Ärztebewertung im Internet: Portalbetreiber muss genaue Prüfung des Behandlungskontakts veranlassen.

Erfolgreich setzte sich ein Arzt für Psychotherapie und Psychiatrie gegen eine Bewertung in einem Online-Portal zur Wehr. Während die Klage in erster Instanz noch abgewiesen worden war, kam es in zweiter Instanz vor dem Oberlandesgericht Stuttgart (Urt. v. 22.5.2019, Az: 4 U 47/19) zu einem Anerkenntnisurteil zugunsten des Arztes. Nach Ansicht des Oberlandesgerichts hatte das Landgericht den Umfang der Prüfpflichten des Portalbetreibers nicht zutreffend bestimmt.

In der Bewertung, die zum Zeitpunkt der Klageerhebung schon rund fünf Jahre alt war, wurde dem Arzt unter anderem vorgeworfen, nicht „patiententauglich“ zu sein und ohne nähere Prüfung Medikamente zu verschreiben.
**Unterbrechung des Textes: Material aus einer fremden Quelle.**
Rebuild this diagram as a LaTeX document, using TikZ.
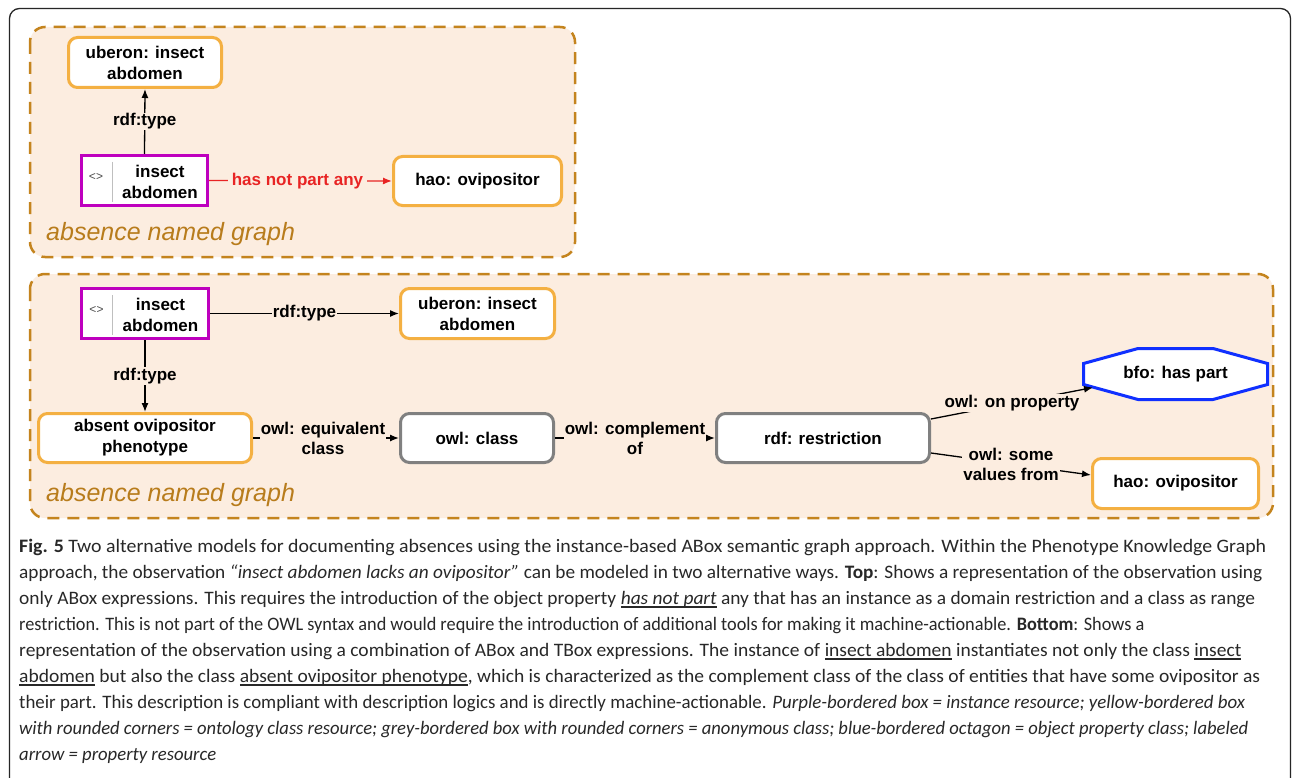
\documentclass[tikz,border=0pt]{standalone}
\usepackage{fontspec}
\usepackage{graphicx}
\usetikzlibrary{arrows.meta,calc}
\setmainfont{Carlito}
\newfontfamily\diagfont{Liberation Sans}
\definecolor{panelfill}{RGB}{252,237,224}
\definecolor{paneldash}{RGB}{196,132,30}
\definecolor{graphtxt}{RGB}{184,124,28}
\definecolor{ycol}{RGB}{244,176,66}
\definecolor{pcol}{RGB}{190,0,190}
\definecolor{gcol}{RGB}{128,128,128}
\definecolor{bcol}{RGB}{16,48,255}
\definecolor{redc}{RGB}{232,36,36}
\definecolor{capcol}{RGB}{40,40,40}
\newcommand\myul[1]{\setbox0\hbox{#1}\rlap{\rule[-3.6pt]{\wd0}{1.9pt}}\box0\relax}
\begin{document}
\begin{tikzpicture}[x=1pt,y=-1pt,
  boxfont/.style={font=\diagfont\bfseries\fontsize{17}{21}\selectfont, align=center},
  box/.style={boxfont, draw, line width=3pt, rounded corners=9pt, fill=white, inner sep=0pt},
  ybox/.style={box, draw=ycol},
  gbox/.style={box, draw=gcol},
  pbox/.style={box, draw=pcol, rounded corners=0pt},
  lbl/.style={font=\diagfont\bfseries\fontsize{17}{20}\selectfont, align=center, fill=panelfill, inner xsep=1pt, inner ysep=1pt, text=black},
  arr/.style={line width=1.3pt, -{Latex[length=9pt,width=7pt]}},
  panel/.style={draw=paneldash, fill=panelfill, line width=2.5pt, dash pattern=on 12pt off 8pt, rounded corners=15pt},
  graphlbl/.style={font=\diagfont\itshape\fontsize{25}{30}\selectfont, text=graphtxt, anchor=base west, inner sep=0pt},
  sym/.style={font=\diagfont\fontsize{12}{14}\selectfont, text=black!70, inner sep=0pt},
  capline/.style={font=\fontsize{19}{26}\selectfont, text=capcol, anchor=base west, inner sep=0pt}
]
\useasboundingbox (0,0) rectangle (1292,778);
\fill[white] (0,0) rectangle (1292,778);
% outer frame
\draw[line width=1.3pt, black!85, rounded corners=10pt] (9.5,800) -- (9.5,8.5) -- (1290.5,8.5) -- (1290.5,800);

% ===== top panel =====
\draw[panel] (30,27) rectangle (575,257);
\node[ybox, minimum width=153, minimum height=50] (uberon1) at (145,62.5) {uberon: insect\\abdomen};
\node[pbox, minimum width=126, minimum height=50] (inst1) at (144.5,180.5) {};
\node[sym] (inst1sym) at ($(inst1.center)+(-48.5,-3)$) {<>};
\draw[black!25, line width=1pt] ($(inst1.center)+(-32.5,-18.5)$) -- ($(inst1.center)+(-32.5,21.5)$);
\node[boxfont, inner sep=0pt] (inst1txt) at ($(inst1.center)+(15.5,1.5)$) {insect\\abdomen};
\node[ybox, minimum width=168, minimum height=49] (hao1) at (477.5,181) {hao: ovipositor};
\draw[arr] (inst1.north) -- node[lbl] (l1) {rdf:type} (uberon1.south);
\draw[arr, draw=redc] (inst1.east) -- node[lbl, text=redc, xshift=-3pt, inner xsep=4pt] (l2) {has not part any} (hao1.west);
\node[graphlbl] (g1) at (46,240) {absence named graph};

% ===== bottom panel =====
\draw[panel] (30,274) rectangle (1273,518);
\node[pbox, minimum width=127, minimum height=50] (inst2) at (145,313.5) {};
\node[sym] (inst2sym) at ($(inst2.center)+(-48.5,-3)$) {<>};
\draw[black!25, line width=1pt] ($(inst2.center)+(-32.5,-18.5)$) -- ($(inst2.center)+(-32.5,21.5)$);
\node[boxfont, inner sep=0pt] (inst2txt) at ($(inst2.center)+(15.5,1.5)$) {insect\\abdomen};
\node[ybox, minimum width=154, minimum height=50] (uberon2) at (477.5,313.5) {uberon: insect\\abdomen};
\node[ybox, minimum width=213, minimum height=49] (absent) at (145,438) {absent ovipositor\\phenotype};
\node[gbox, minimum width=153, minimum height=49] (owlclass) at (477,438) {owl: class};
\node[gbox, minimum width=213, minimum height=49] (restr) at (823,438) {rdf: restriction};
\coordinate (bfoc) at (1175.5,374);
\draw[draw=bcol, line width=3pt, fill=white, line join=miter]
  ($(bfoc)+(-92,-10.5)$) -- ($(bfoc)+(-37.5,-25.5)$) -- ($(bfoc)+(37.5,-25.5)$) -- ($(bfoc)+(92,-10.5)$)
  -- ($(bfoc)+(92,10.5)$) -- ($(bfoc)+(37.5,25.5)$) -- ($(bfoc)+(-37.5,25.5)$) -- ($(bfoc)+(-92,10.5)$) -- cycle;
\node[boxfont, inner sep=0pt] (bfo) at (bfoc) {bfo: has part};
\coordinate (bfoin) at ($(bfoc)+(-82.5,13.5)$);
\node[ybox, minimum width=166, minimum height=50] (hao2) at (1175.5,483.5) {hao: ovipositor};

\draw[arr] (inst2.east) -- node[lbl] (l3) {rdf:type} (uberon2.west);
\draw[arr] (inst2.south) -- node[lbl] (l4) {rdf:type} (absent.north);
\draw[arr] (absent.east) -- node[lbl, xshift=-3pt] (l5) {owl: equivalent\\class} (owlclass.west);
\draw[arr] (owlclass.east) -- node[lbl] (l6) {owl: complement\\of} (restr.west);
\draw[arr] ($(restr.east)+(0,-19)$) -- node[lbl] (l7) {owl: on property} (bfoin);
\draw[arr] ($(restr.east)+(0,15)$) -- node[lbl] (l8) {owl: some\\values from} ($(hao2.west)+(0,-8.5)$);
\node[graphlbl] (g2) at (46,501) {absence named graph};

% ===== caption =====
\node[capline] (c1) at (19,552) {\resizebox{1247pt}{\height}{\textbf{Fig. 5} Two alternative models for documenting absences using the instance-based ABox semantic graph approach. Within the Phenotype Knowledge Graph}};
\node[capline] (c2) at (19,578) {\resizebox{1243pt}{\height}{approach, the observation \textit{“insect abdomen lacks an ovipositor”} can be modeled in two alternative ways. \textbf{Top}: Shows a representation of the observation using}};
\node[capline] (c3) at (19,604) {\resizebox{1236pt}{\height}{only ABox expressions. This requires the introduction of the object property \myul{\textit{has not part}} any that has an instance as a domain restriction and a class as range}};
\node[capline] (c4) at (19,630) {\resizebox{1125pt}{\height}{restriction. This is not part of the OWL syntax and would require the introduction of additional tools for making it machine-actionable. \textbf{Bottom}: Shows a}};
\node[capline] (c5) at (19,656) {\resizebox{1222pt}{\height}{representation of the observation using a combination of ABox and TBox expressions. The instance of \myul{insect abdomen} instantiates not only the class \myul{insect}}};
\node[capline] (c6) at (19,682) {\resizebox{1241pt}{\height}{\myul{abdomen} but also the class \myul{absent ovipositor phenotype}, which is characterized as the complement class of the class of entities that have some ovipositor as}};
\node[capline] (c7) at (19,708) {\resizebox{1226pt}{\height}{their part. This description is compliant with description logics and is directly machine-actionable. \textit{Purple-bordered box = instance resource; yellow-bordered box}}};
\node[capline] (c8) at (19,734) {\resizebox{1229pt}{\height}{\textit{with rounded corners = ontology class resource; grey-bordered box with rounded corners = anonymous class; blue-bordered octagon = object property class; labeled}}};
\node[capline] (c9) at (19,760) {\resizebox{197pt}{\height}{\textit{arrow = property resource}}};
\end{tikzpicture}
\end{document}
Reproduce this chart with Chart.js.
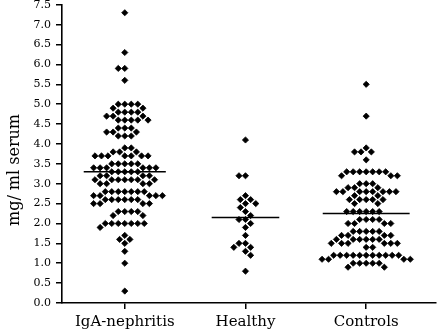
<!DOCTYPE html>
<html>
<head>
<meta charset="utf-8">
<script src="https://cdn.jsdelivr.net/npm/chart.js@4"></script>
<style>
html,body{margin:0;padding:0;background:#fff;}
#wrap{width:441px;height:332px;}
</style>
</head>
<body>
<div id="wrap"><canvas id="c" width="441" height="332"></canvas></div>
<script>
// ---- data ----
const categories = ['IgA-nephritis', 'Healthy', 'Controls'];

const igaValues = [
  7.3, 6.3, 5.9, 5.9, 5.6,
  5.0, 5.0, 5.0, 5.0, 4.9, 4.9, 4.8, 4.8, 4.8, 4.8,
  4.7, 4.7, 4.7, 4.6, 4.6, 4.6, 4.6, 4.6,
  4.4, 4.4, 4.4, 4.3, 4.3, 4.3, 4.2, 4.2, 4.2,
  3.9, 3.9, 3.8, 3.8, 3.8,
  3.7, 3.7, 3.7, 3.7, 3.7, 3.7, 3.7,
  3.5, 3.5, 3.5, 3.5, 3.5,
  3.4, 3.4, 3.4, 3.4, 3.4, 3.4,
  3.3, 3.3, 3.3, 3.3, 3.3,
  3.2, 3.2, 3.2, 3.2,
  3.1, 3.1, 3.1, 3.1, 3.1, 3.1, 3.1,
  3.0, 3.0, 3.0, 3.0,
  2.8, 2.8, 2.8, 2.8, 2.8, 2.8, 2.8,
  2.7, 2.7, 2.7, 2.7, 2.7,
  2.6, 2.6, 2.6, 2.6, 2.6, 2.6,
  2.5, 2.5, 2.5, 2.5,
  2.3, 2.3, 2.3, 2.3, 2.2, 2.2,
  2.0, 2.0, 2.0, 2.0, 2.0, 2.0, 2.0,
  1.9, 1.7, 1.6, 1.6, 1.5, 1.3, 1.0, 0.3
];

const healthyValues = [
  4.1, 3.2, 3.2, 2.7, 2.6, 2.6, 2.5, 2.5, 2.4, 2.3, 2.2,
  2.1, 2.1, 2.0, 1.9, 1.7, 1.5, 1.5, 1.4, 1.4, 1.3, 1.2, 0.8
];

const controlValues = [
  5.5, 4.7, 3.9, 3.8, 3.8, 3.8, 3.6,
  3.3, 3.3, 3.3, 3.3, 3.3, 3.3, 3.3,
  3.2, 3.2, 3.2, 3.0, 3.0, 3.0, 2.9, 2.9, 2.9,
  2.8, 2.8, 2.8, 2.8, 2.8, 2.8, 2.8, 2.8,
  2.7, 2.7, 2.6, 2.6, 2.6, 2.6, 2.6, 2.5, 2.5,
  2.3, 2.3, 2.3, 2.3, 2.3, 2.3,
  2.1, 2.1, 2.1, 2.1, 2.0, 2.0, 2.0, 2.0,
  1.8, 1.8, 1.8, 1.8, 1.8, 1.7, 1.7, 1.7, 1.7,
  1.6, 1.6, 1.6, 1.6, 1.6, 1.6, 1.5, 1.5, 1.5, 1.5, 1.5, 1.5,
  1.4, 1.4,
  1.2, 1.2, 1.2, 1.2, 1.2, 1.2, 1.2, 1.2, 1.2, 1.2, 1.2,
  1.1, 1.1, 1.1, 1.1, 1.0, 1.0, 1.0, 1.0, 1.0, 0.9, 0.9
];

const groupValues = [igaValues, healthyValues, controlValues];
const groupMeans = [3.3, 2.15, 2.25];
const meanHalfWidths = [0.34, 0.28, 0.36];   // style: length of the mean bars
const yMin = 0, yMax = 7.5, yStep = 0.5;

// ---- chart ----
const FONT = 'DejaVu Serif';
const BLACK = '#000';

const pointDatasets = groupValues.map((vals, gi) => ({
  type: 'scatter',
  label: categories[gi],
  data: vals.map(v => ({ x: gi + 1, y: v })),
  pointStyle: 'rectRot',
  pointRadius: 3.1,
  pointBorderWidth: 0.8,
  backgroundColor: BLACK,
  borderColor: BLACK,
  order: 2
}));

const meanDatasets = groupMeans.map((m, gi) => ({
  type: 'line',
  label: categories[gi] + ' mean',
  data: [{ x: gi + 1 - meanHalfWidths[gi], y: m }, { x: gi + 1 + meanHalfWidths[gi], y: m }],
  borderColor: BLACK,
  borderWidth: 1.6,
  pointRadius: 0,
  fill: false,
  order: 0
}));

const yTitlePlugin = {
  id: 'yTitle',
  afterDraw(chart) {
    const ctx = chart.ctx;
    ctx.save();
    ctx.translate(15, 170);
    ctx.rotate(-Math.PI / 2);
    ctx.font = '16px "' + FONT + '"';
    ctx.fillStyle = BLACK;
    ctx.textAlign = 'center';
    ctx.textBaseline = 'middle';
    ctx.fillText('mg/ ml serum', 0, 0);
    ctx.restore();
  }
};

const chart = new Chart(document.getElementById('c'), {
  data: { datasets: [...meanDatasets, ...pointDatasets] },
  options: {
    responsive: false,
    animation: false,
    events: [],
    layout: { padding: { top: 4, right: 0, bottom: 0, left: 0 } },
    plugins: { legend: { display: false }, tooltip: { enabled: false } },
    scales: {
      x: {
        type: 'linear',
        min: 0.48,
        max: 3.58,
        afterBuildTicks(s) { s.ticks = categories.map((c, i) => ({ value: i + 1 })); },
        afterFit(s) { s.height = 29; s.paddingLeft = 0; s.paddingRight = 0; },
        ticks: {
          autoSkip: false,
          maxRotation: 0,
          padding: 4,
          color: BLACK,
          font: { family: FONT, size: 15 },
          callback: (v) => categories[Math.round(v) - 1]
        },
        grid: { drawOnChartArea: false, drawTicks: true, tickLength: 6, color: BLACK, lineWidth: 1.5 },
        border: { color: BLACK, width: 1.6 }
      },
      y: {
        type: 'linear',
        min: yMin,
        max: yMax,
        afterFit(s) { s.width = 62; s.paddingTop = 0; s.paddingBottom = 0; },
        ticks: {
          stepSize: yStep,
          autoSkip: false,
          padding: 5,
          color: BLACK,
          font: { family: FONT, size: 11 },
          callback: (v) => Number(v).toFixed(1)
        },
        grid: { drawOnChartArea: false, drawTicks: true, tickLength: 6, color: BLACK, lineWidth: 1.5 },
        border: { color: BLACK, width: 1.6 }
      }
    }
  },
  plugins: [yTitlePlugin]
});

// ---- beeswarm layout of the points, computed through the chart's own scales ----
function swarm(values, gi, xs, ys, d) {
  const cx = xs.getPixelForValue(gi + 1);
  const items = values.map((v, i) => ({ i, v, py: ys.getPixelForValue(v) }))
                      .sort((a, b) => a.py - b.py);
  const placed = [];
  let flip = 1;
  items.forEach(it => {
    const near = placed.filter(p => Math.abs(p.py - it.py) < d);
    const cands = [0];
    near.forEach(p => {
      const dx = Math.sqrt(d * d - (p.py - it.py) * (p.py - it.py));
      cands.push(p.dx + dx, p.dx - dx);
    });
    const ok = cands.filter(c => near.every(p => {
      const ddx = p.dx - c, ddy = p.py - it.py;
      return ddx * ddx + ddy * ddy >= d * d - 0.01;
    }));
    ok.sort((a, b) => {
      const diff = Math.abs(a) - Math.abs(b);
      if (Math.abs(diff) > 0.01) return diff;
      return flip * (a - b);
    });
    it.dx = ok[0];
    if (Math.abs(it.dx) > 0.01) flip = -flip;
    placed.push(it);
  });
  const out = new Array(values.length);
  placed.forEach(p => { out[p.i] = { x: xs.getValueForPixel(cx + p.dx), y: p.v }; });
  return out;
}

const xs = chart.scales.x, ys = chart.scales.y;
groupValues.forEach((vals, gi) => {
  chart.data.datasets[meanDatasets.length + gi].data = swarm(vals, gi, xs, ys, 6.5);
});
chart.update('none');
</script>
</body>
</html>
Dazu verteilte der Bewerter unterdurchschnittlich schlechte Noten. Wer sich hinter der Bewertung verbarg, war dem Kläger nicht bekannt, da die Bewertungen anonym abgegeben werden und der Portalbetreiber die Anonymität auch nicht aufheben darf. Der Kläger bestritt, dass es sich überhaupt um einen seiner Patienten gehandelt habe. Daher habe es schon an der Grundlage für eine Bewertung einer Behandlung gefehlt.

Im Zuge des Prüfprozesses, den das Online-Portal auf die Löschungsaufforderung hin einleiten muss, hatte sich der Verfasser mit einer Stellungnahme bei dem Portalbetreiber gemeldet. Diese Stellungnahme war allerdings unergiebig, da der Verfassung nicht alle Fragen beantwortet hatte. Nach Ansicht des OLG Stuttgart hätte der Portalbetreiber dann nachfassen müssen. Insofern reiche es nicht, dass der Portalbetreiber den Verfasser zwar zur Überlassung von verschiedenen Unterlagen aufgefordert hatte, sich dann aber mit der nicht vollständigen Auskunft des Verfassers zufriedengab, ohne nochmals nachzuhaken.

Dass die Bewertung schon viele Jahre online und der Behandlungskontakt nicht geklärt war, könne außerdem, so der Senat in der mündlichen Verhandlung, zu einem abgeschwächten Interesse an der Veröffentlichung der negativen Bewertung führen.